### SOURCE DATA
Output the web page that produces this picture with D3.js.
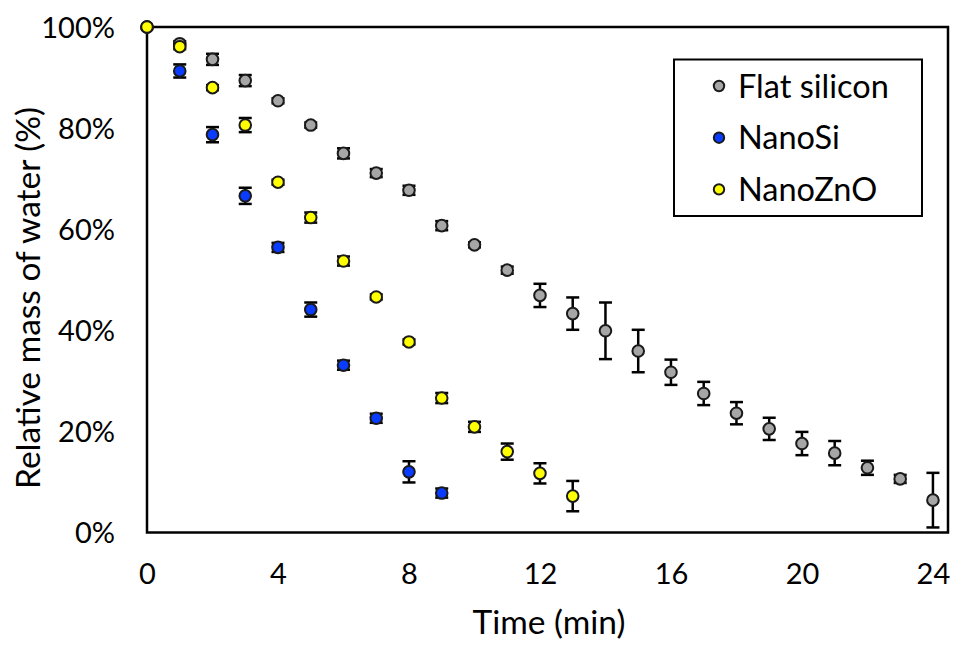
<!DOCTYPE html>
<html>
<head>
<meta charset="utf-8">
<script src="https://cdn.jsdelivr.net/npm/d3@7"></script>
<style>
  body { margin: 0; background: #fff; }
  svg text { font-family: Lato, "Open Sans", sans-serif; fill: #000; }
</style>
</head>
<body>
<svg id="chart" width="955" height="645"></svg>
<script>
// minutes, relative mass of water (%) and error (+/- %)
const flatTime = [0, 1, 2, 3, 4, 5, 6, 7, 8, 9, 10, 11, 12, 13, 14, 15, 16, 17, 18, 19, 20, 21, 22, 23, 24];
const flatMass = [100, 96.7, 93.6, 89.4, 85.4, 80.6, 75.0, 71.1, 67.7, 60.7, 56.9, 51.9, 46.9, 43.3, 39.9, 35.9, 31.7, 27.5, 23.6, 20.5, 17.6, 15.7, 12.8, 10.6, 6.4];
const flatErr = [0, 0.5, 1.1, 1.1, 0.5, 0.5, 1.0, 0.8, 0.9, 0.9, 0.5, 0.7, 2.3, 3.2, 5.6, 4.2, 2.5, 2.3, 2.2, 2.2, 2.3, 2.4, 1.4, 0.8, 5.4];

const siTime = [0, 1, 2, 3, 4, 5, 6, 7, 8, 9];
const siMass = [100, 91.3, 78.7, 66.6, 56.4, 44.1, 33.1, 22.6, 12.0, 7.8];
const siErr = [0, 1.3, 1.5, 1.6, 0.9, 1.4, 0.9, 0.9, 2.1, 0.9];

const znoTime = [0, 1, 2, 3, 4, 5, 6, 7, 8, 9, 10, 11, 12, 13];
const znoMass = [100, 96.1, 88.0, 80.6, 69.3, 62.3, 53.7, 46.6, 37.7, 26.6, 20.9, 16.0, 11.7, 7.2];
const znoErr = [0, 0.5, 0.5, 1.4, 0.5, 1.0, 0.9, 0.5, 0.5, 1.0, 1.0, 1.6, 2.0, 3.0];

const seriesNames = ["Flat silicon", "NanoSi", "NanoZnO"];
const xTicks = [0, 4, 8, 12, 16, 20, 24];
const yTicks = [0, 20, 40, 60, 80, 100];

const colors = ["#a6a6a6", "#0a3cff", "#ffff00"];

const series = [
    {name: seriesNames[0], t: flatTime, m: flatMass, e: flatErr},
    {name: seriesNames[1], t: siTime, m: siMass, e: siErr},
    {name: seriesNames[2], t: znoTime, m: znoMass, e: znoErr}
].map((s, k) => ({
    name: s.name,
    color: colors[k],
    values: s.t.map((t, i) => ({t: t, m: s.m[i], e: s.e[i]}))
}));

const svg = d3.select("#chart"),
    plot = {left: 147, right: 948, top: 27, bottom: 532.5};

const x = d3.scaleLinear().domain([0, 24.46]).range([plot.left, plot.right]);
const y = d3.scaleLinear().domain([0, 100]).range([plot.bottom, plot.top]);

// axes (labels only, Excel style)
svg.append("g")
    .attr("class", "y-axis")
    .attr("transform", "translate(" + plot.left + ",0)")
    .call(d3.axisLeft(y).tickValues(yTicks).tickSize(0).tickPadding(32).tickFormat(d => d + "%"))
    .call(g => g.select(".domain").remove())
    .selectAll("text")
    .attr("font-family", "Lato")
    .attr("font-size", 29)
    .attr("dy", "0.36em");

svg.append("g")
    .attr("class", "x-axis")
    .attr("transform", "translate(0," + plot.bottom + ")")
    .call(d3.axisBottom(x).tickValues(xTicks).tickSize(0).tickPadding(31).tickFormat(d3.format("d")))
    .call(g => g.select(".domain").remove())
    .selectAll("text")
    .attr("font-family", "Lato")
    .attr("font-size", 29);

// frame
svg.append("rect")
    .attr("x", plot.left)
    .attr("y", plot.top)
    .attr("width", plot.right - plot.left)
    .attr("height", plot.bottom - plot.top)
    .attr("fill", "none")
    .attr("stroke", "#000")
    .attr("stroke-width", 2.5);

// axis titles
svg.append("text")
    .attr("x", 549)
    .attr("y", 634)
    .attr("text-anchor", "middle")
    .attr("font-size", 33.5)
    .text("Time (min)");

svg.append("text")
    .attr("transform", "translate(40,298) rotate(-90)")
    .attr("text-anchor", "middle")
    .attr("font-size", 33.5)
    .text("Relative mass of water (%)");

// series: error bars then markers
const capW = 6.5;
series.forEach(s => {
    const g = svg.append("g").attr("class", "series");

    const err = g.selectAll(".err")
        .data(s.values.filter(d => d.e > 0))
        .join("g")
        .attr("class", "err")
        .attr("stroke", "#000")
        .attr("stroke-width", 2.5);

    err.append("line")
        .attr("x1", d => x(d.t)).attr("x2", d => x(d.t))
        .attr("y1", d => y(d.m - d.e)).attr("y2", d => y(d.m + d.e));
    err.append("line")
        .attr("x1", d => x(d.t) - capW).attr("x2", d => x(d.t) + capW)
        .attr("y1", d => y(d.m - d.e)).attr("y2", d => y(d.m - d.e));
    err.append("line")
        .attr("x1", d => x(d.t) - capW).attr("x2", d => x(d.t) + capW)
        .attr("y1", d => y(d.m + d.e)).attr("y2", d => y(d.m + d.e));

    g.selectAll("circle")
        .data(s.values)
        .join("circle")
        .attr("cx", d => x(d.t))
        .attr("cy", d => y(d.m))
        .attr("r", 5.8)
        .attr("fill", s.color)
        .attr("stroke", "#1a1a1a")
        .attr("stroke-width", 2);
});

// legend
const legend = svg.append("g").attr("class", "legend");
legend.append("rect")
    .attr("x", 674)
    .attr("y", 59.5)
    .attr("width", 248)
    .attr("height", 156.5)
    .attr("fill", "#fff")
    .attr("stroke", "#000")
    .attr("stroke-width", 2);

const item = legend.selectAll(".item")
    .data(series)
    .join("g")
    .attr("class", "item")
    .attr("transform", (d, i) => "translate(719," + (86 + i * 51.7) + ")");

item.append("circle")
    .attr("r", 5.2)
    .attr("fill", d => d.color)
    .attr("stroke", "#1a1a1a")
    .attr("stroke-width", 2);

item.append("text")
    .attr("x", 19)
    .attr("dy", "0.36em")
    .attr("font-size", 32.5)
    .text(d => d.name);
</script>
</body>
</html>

### SET EXERCISE
Begin at the first line of the material and copy each line exactly through the one containing "1.4, 0.8, 5.4];". Omit pictures.

### SOLUTION FOR THIS PROBLEM
Output the web page that produces this picture with D3.js.
<!DOCTYPE html>
<html>
<head>
<meta charset="utf-8">
<script src="https://cdn.jsdelivr.net/npm/d3@7"></script>
<style>
  body { margin: 0; background: #fff; }
  svg text { font-family: Lato, "Open Sans", sans-serif; fill: #000; }
</style>
</head>
<body>
<svg id="chart" width="955" height="645"></svg>
<script>
// minutes, relative mass of water (%) and error (+/- %)
const flatTime = [0, 1, 2, 3, 4, 5, 6, 7, 8, 9, 10, 11, 12, 13, 14, 15, 16, 17, 18, 19, 20, 21, 22, 23, 24];
const flatMass = [100, 96.7, 93.6, 89.4, 85.4, 80.6, 75.0, 71.1, 67.7, 60.7, 56.9, 51.9, 46.9, 43.3, 39.9, 35.9, 31.7, 27.5, 23.6, 20.5, 17.6, 15.7, 12.8, 10.6, 6.4];
const flatErr = [0, 0.5, 1.1, 1.1, 0.5, 0.5, 1.0, 0.8, 0.9, 0.9, 0.5, 0.7, 2.3, 3.2, 5.6, 4.2, 2.5, 2.3, 2.2, 2.2, 2.3, 2.4, 1.4, 0.8, 5.4];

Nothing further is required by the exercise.